[begin Dataset section]
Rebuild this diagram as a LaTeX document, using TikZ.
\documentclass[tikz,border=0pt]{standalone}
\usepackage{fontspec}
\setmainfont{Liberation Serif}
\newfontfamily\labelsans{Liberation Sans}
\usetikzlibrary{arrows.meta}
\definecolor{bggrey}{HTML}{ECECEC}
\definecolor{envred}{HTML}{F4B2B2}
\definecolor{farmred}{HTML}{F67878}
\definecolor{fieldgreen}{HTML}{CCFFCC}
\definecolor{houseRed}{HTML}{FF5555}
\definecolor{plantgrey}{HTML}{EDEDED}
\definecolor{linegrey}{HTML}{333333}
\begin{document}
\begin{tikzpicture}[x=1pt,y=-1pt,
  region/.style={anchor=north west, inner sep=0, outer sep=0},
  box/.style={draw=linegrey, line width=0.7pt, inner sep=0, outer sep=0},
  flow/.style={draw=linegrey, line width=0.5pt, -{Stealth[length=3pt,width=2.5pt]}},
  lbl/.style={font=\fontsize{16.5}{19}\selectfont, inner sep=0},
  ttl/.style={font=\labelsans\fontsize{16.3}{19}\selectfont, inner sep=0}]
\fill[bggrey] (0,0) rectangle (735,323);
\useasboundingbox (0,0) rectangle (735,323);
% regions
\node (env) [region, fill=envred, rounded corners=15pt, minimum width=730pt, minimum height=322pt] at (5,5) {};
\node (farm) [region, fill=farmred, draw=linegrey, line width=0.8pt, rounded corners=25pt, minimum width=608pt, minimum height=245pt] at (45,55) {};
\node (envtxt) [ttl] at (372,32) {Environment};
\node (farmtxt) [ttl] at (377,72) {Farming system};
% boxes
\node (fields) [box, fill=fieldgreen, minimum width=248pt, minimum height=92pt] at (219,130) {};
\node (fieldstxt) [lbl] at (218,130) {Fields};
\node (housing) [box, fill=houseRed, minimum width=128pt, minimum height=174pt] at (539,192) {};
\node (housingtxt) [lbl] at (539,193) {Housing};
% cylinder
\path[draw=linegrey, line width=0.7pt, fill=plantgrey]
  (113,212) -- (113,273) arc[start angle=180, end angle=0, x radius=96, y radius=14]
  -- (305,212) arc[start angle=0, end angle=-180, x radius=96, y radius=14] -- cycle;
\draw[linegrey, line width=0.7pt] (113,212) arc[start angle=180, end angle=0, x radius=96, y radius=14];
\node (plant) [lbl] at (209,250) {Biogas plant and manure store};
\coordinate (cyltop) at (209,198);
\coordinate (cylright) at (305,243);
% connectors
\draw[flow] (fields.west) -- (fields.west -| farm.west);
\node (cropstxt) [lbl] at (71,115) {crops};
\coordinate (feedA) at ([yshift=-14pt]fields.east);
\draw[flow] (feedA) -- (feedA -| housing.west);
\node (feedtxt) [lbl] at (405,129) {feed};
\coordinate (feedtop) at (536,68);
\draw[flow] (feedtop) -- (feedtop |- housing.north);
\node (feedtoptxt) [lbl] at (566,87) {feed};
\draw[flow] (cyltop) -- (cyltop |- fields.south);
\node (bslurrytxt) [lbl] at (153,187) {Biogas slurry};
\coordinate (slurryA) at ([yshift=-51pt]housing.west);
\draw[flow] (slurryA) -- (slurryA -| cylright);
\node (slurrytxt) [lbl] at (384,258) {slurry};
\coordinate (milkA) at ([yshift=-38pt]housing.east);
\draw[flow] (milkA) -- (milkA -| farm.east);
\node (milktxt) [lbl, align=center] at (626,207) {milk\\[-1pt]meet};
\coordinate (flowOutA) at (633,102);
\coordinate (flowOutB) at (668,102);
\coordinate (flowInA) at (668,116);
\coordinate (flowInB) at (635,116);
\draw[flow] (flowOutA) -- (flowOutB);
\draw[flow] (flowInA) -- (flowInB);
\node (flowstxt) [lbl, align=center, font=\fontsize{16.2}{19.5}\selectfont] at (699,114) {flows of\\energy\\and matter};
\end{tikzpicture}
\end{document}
[end Dataset section]
#### [Problem to solve]
Write out the listing once more, matching it exactly.

#### [Final result]
Rebuild this diagram as a LaTeX document, using TikZ.
\documentclass[tikz,border=0pt]{standalone}
\usepackage{fontspec}
\setmainfont{Liberation Serif}
\newfontfamily\labelsans{Liberation Sans}
\usetikzlibrary{arrows.meta}
\definecolor{bggrey}{HTML}{ECECEC}
\definecolor{envred}{HTML}{F4B2B2}
\definecolor{farmred}{HTML}{F67878}
\definecolor{fieldgreen}{HTML}{CCFFCC}
\definecolor{houseRed}{HTML}{FF5555}
\definecolor{plantgrey}{HTML}{EDEDED}
\definecolor{linegrey}{HTML}{333333}
\begin{document}
\begin{tikzpicture}[x=1pt,y=-1pt,
  region/.style={anchor=north west, inner sep=0, outer sep=0},
  box/.style={draw=linegrey, line width=0.7pt, inner sep=0, outer sep=0},
  flow/.style={draw=linegrey, line width=0.5pt, -{Stealth[length=3pt,width=2.5pt]}},
  lbl/.style={font=\fontsize{16.5}{19}\selectfont, inner sep=0},
  ttl/.style={font=\labelsans\fontsize{16.3}{19}\selectfont, inner sep=0}]
\fill[bggrey] (0,0) rectangle (735,323);
\useasboundingbox (0,0) rectangle (735,323);
% regions
\node (env) [region, fill=envred, rounded corners=15pt, minimum width=730pt, minimum height=322pt] at (5,5) {};
\node (farm) [region, fill=farmred, draw=linegrey, line width=0.8pt, rounded corners=25pt, minimum width=608pt, minimum height=245pt] at (45,55) {};
\node (envtxt) [ttl] at (372,32) {Environment};
\node (farmtxt) [ttl] at (377,72) {Farming system};
% boxes
\node (fields) [box, fill=fieldgreen, minimum width=248pt, minimum height=92pt] at (219,130) {};
\node (fieldstxt) [lbl] at (218,130) {Fields};
\node (housing) [box, fill=houseRed, minimum width=128pt, minimum height=174pt] at (539,192) {};
\node (housingtxt) [lbl] at (539,193) {Housing};
% cylinder
\path[draw=linegrey, line width=0.7pt, fill=plantgrey]
  (113,212) -- (113,273) arc[start angle=180, end angle=0, x radius=96, y radius=14]
  -- (305,212) arc[start angle=0, end angle=-180, x radius=96, y radius=14] -- cycle;
\draw[linegrey, line width=0.7pt] (113,212) arc[start angle=180, end angle=0, x radius=96, y radius=14];
\node (plant) [lbl] at (209,250) {Biogas plant and manure store};
\coordinate (cyltop) at (209,198);
\coordinate (cylright) at (305,243);
% connectors
\draw[flow] (fields.west) -- (fields.west -| farm.west);
\node (cropstxt) [lbl] at (71,115) {crops};
\coordinate (feedA) at ([yshift=-14pt]fields.east);
\draw[flow] (feedA) -- (feedA -| housing.west);
\node (feedtxt) [lbl] at (405,129) {feed};
\coordinate (feedtop) at (536,68);
\draw[flow] (feedtop) -- (feedtop |- housing.north);
\node (feedtoptxt) [lbl] at (566,87) {feed};
\draw[flow] (cyltop) -- (cyltop |- fields.south);
\node (bslurrytxt) [lbl] at (153,187) {Biogas slurry};
\coordinate (slurryA) at ([yshift=-51pt]housing.west);
\draw[flow] (slurryA) -- (slurryA -| cylright);
\node (slurrytxt) [lbl] at (384,258) {slurry};
\coordinate (milkA) at ([yshift=-38pt]housing.east);
\draw[flow] (milkA) -- (milkA -| farm.east);
\node (milktxt) [lbl, align=center] at (626,207) {milk\\[-1pt]meet};
\coordinate (flowOutA) at (633,102);
\coordinate (flowOutB) at (668,102);
\coordinate (flowInA) at (668,116);
\coordinate (flowInB) at (635,116);
\draw[flow] (flowOutA) -- (flowOutB);
\draw[flow] (flowInA) -- (flowInB);
\node (flowstxt) [lbl, align=center, font=\fontsize{16.2}{19.5}\selectfont] at (699,114) {flows of\\energy\\and matter};
\end{tikzpicture}
\end{document}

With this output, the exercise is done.